Monday, December 26, 2011

How cultural snobbery went to the Left Coast

This is a very good article which first appeared in The American Prospect on how the American Left was tagged with the cultural snobbery/”elitist” label (class warfare anyone?) which I forgot to include in yesterday’s list.

This response letter I found at The Washington Monthly, which had linked to the TAP article, pretty much explains how Hollywood and the mass entertainment industry works as it does.

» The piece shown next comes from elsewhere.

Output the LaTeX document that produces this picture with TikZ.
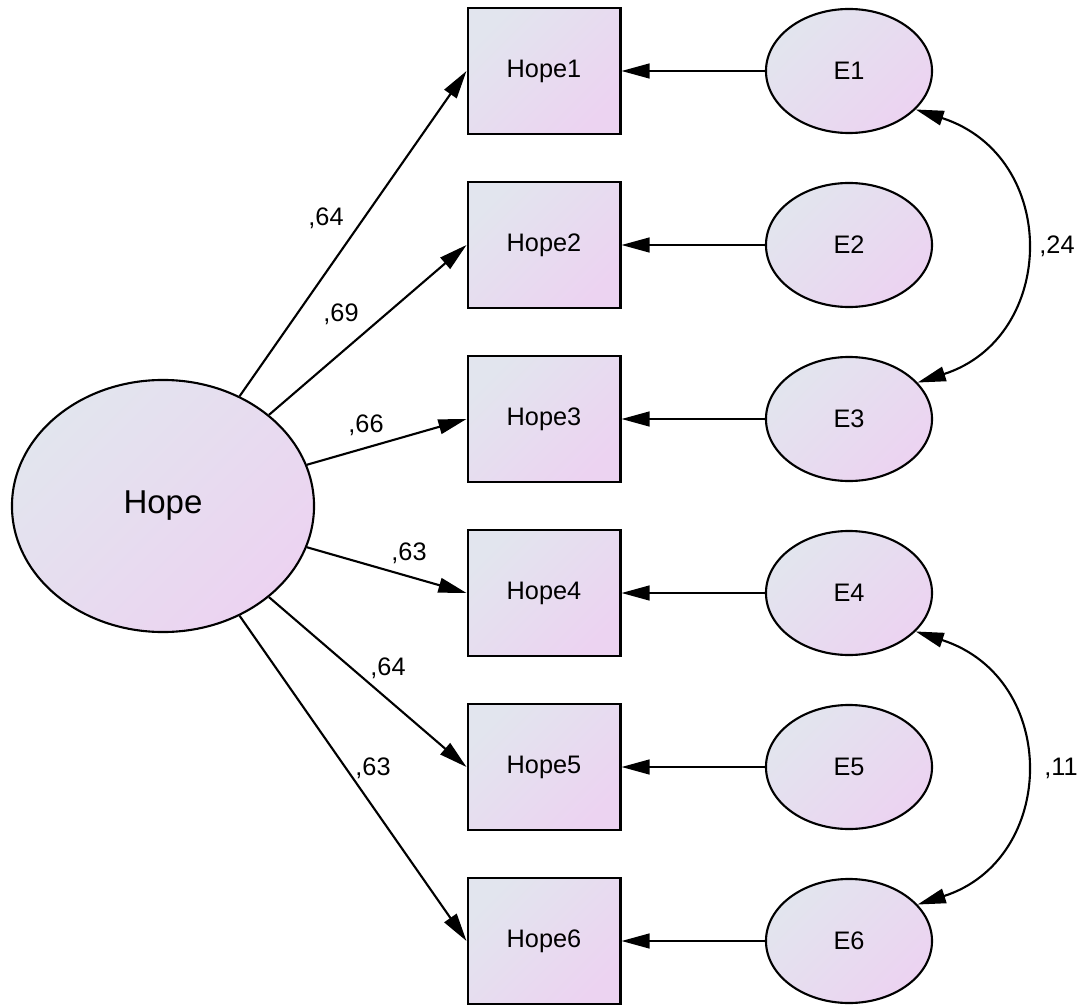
\documentclass[tikz,border=0pt]{standalone}
\usepackage{fontspec}
\setmainfont{Liberation Sans}
\usetikzlibrary{shapes.geometric,arrows.meta}
\definecolor{fillgray}{HTML}{E2E5EE}
\definecolor{filllilac}{HTML}{ECD3F1}
\begin{document}
\begin{tikzpicture}[x=0.025cm,y=-0.025cm,
    shaded/.style={left color=fillgray, right color=filllilac, shading angle=45},
    latent/.style={ellipse, draw, line width=1.5pt, shaded, inner sep=0pt,
        minimum width=7.55cm, minimum height=6.3cm, font=\fontsize{23.5}{27}\selectfont},
    errnode/.style={ellipse, draw, line width=1.5pt, shaded, inner sep=0pt,
        minimum width=4.15cm, minimum height=3.1cm, font=\fontsize{18}{21}\selectfont},
    item/.style={rectangle, draw, line width=2.1pt, shaded, inner sep=0pt,
        minimum width=3.8cm, minimum height=3.15cm, font=\fontsize{18}{21}\selectfont},
    lbl/.style={font=\fontsize{18}{21}\selectfont},
    path/.style={line width=1.5pt, -{Triangle[length=20pt,width=10.5pt]}},
    cov/.style={line width=1.5pt, {Triangle[length=20pt,width=10.5pt]}-{Triangle[length=20pt,width=10.5pt]}}]
    \useasboundingbox (0,0) rectangle (1088,1005);

    \node[latent] (hope) at (163,506) {Hope};

    \node[item] (h1) at (544,71) {Hope1};
    \node[item] (h2) at (544,245) {Hope2};
    \node[item] (h3) at (544,419) {Hope3};
    \node[item] (h4) at (544,593) {Hope4};
    \node[item] (h5) at (544,767) {Hope5};
    \node[item] (h6) at (544,941) {Hope6};

    \node[errnode] (e1) at (849,71) {E1};
    \node[errnode] (e2) at (849,245) {E2};
    \node[errnode] (e3) at (849,419) {E3};
    \node[errnode] (e4) at (849,593) {E4};
    \node[errnode] (e5) at (849,767) {E5};
    \node[errnode] (e6) at (849,941) {E6};

    \draw[path] (hope) -- (h1.west);
    \draw[path] (hope) -- (h2.west);
    \draw[path] (hope) -- (h3.west);
    \draw[path] (hope) -- (h4.west);
    \draw[path] (hope) -- (h5.west);
    \draw[path] (hope) -- (h6.west);

    \draw[path] (e1) -- (h1);
    \draw[path] (e2) -- (h2);
    \draw[path] (e3) -- (h3);
    \draw[path] (e4) -- (h4);
    \draw[path] (e5) -- (h5);
    \draw[path] (e6) -- (h6);

    \draw[cov] (e1.-30) .. controls +(145,47) and +(140,-45) .. (e3.28);
    \draw[cov] (e4.-30) .. controls +(145,47) and +(140,-45) .. (e6.28);

    \node[lbl] (w1) at (326,218) {,64};
    \node[lbl] (w2) at (341,314) {,69};
    \node[lbl] (w3) at (366,425) {,66};
    \node[lbl] (w4) at (409,553) {,63};
    \node[lbl] (w5) at (388,668) {,64};
    \node[lbl] (w6) at (373,768) {,63};
    \node[lbl] (c13) at (1057,246) {,24};
    \node[lbl] (c46) at (1061,768) {,11};
\end{tikzpicture}
\end{document}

Indeed, you can find the 1% in more places than just Wall Street:

As a certified member of the “left wing Hollywood writers,” (member of the WGA for 26 years) I believe I have a few answers for this.

Forget all the questions about McCarthyism, since nobody actively working in Hollywood (i.e., people under 40) have a clue what McCarthyism was, other than when (if) they go to a meeting at the local Guild office and see pictures of people who are about the age of their great-grandparents, who they know nothing about since to them an “old” movie is anything made before 1985 and most of them do not watch Turner Classic Movies. So they aren’t out to get revenge on the working class for supporting Old Tailgunner Joe. They barely know who he was.

What happened in Hollywood over the past 30 years is that the system changed. People like myself, who really did come from a lower-middle/working class background, can’t break in any more because we can’t afford to work for free for however many years it takes. Myself, like many others way back when, I was able to learn the business while paying the rent and buying food regularly because I was fortunate enough to get hired to work for Roger Corman. One didn’t get paid much, but did get paid enough if you worked fast enough, and if what you did was good enough to get made you got to work some more and pay your bills while learning. We who went through it call it the “Roger Corman Film School,” and it’s got a pretty good list of grads, none of whom could repeat that today.

That system has been dead for at least the past 20 years.

What happened is that Hollywood became “cool” as a career destination for the upper classes back then. Starting in the early 1990s, kids with trust funds became the majority graduates of USC, UCLA and NYC Film Schools. They came to Hollywood and were willing to work as (unpaid) interns. All of a sudden, the people in those low-paying jobs one learns the ropes in were confronted with the worst kind of low-wage competition: no-wage competition. Why hire someone who needs $500 a week to survive when you can get someone with an Ivy League degree who will work for free????